そして、岡山大学法科大学院は、ネットワーク・セミナーなどの独自の法曹教育カリキュラムを構築し、また専門家との間のネットワークと、大学内に設置された法律事務所を活用した「理論と実務を架橋する法曹教育」の確立と充実を実行している。
このように岡山大学法科大学院は、自らの努力によって存続を維持する決意を有しており、だからこそ当会としても、岡山大学法科大学院に対して、会員を実務家教員や非常勤講師として派遣する等の積極的な支援を行ってきたところ、地方の法科大学院の経営あるいは存立自体を現在以上に困難にする動きを看過することはできない。

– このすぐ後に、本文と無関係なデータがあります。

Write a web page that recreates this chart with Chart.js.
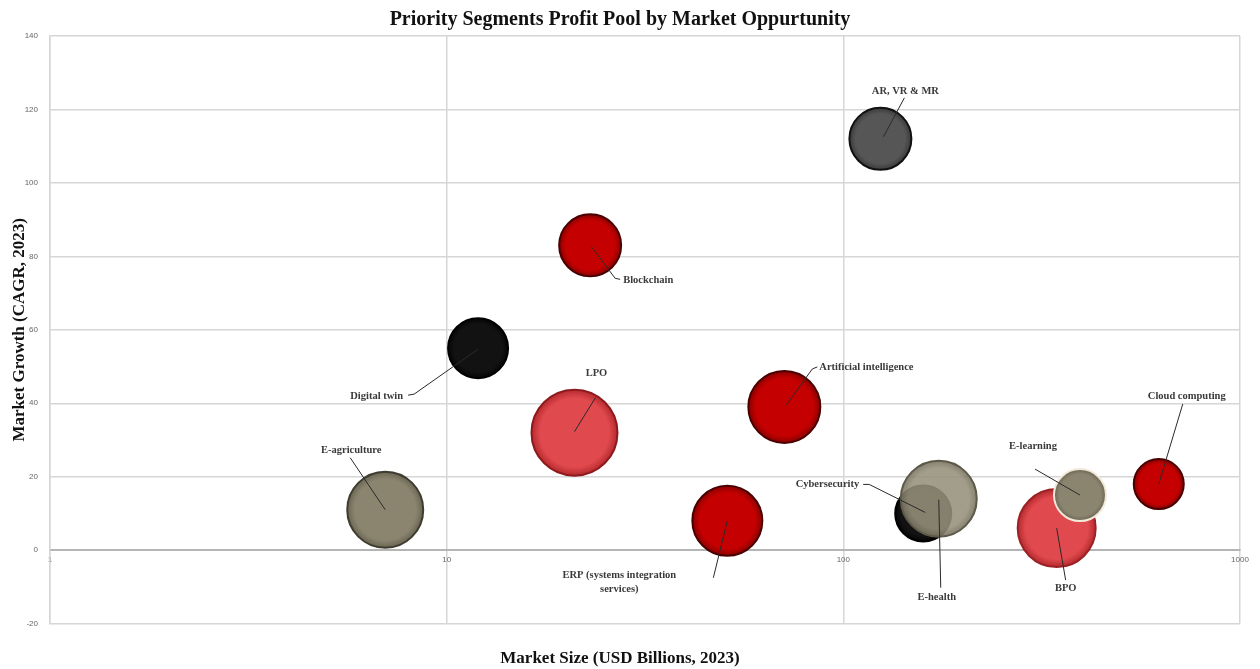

上記のとおり、岡山大学法科大学院をはじめとする地方の法科大学院は、大都市圏の法科大学院とは異なる存在意義を有している。したがって、法科大学院の統廃合や定数削減について検討するに際しては、地域適正配置という観点を軽視することがあってはならない。そこで、当会は、今後も岡山大学法科大学院を支援していくことを表明するとともに、検討会議及び閣僚会議に対して、地方の法科大学院の統廃合や定数削減を検討するに当たり法科大学院の存続発展に最大限配慮することを強く求めるものである。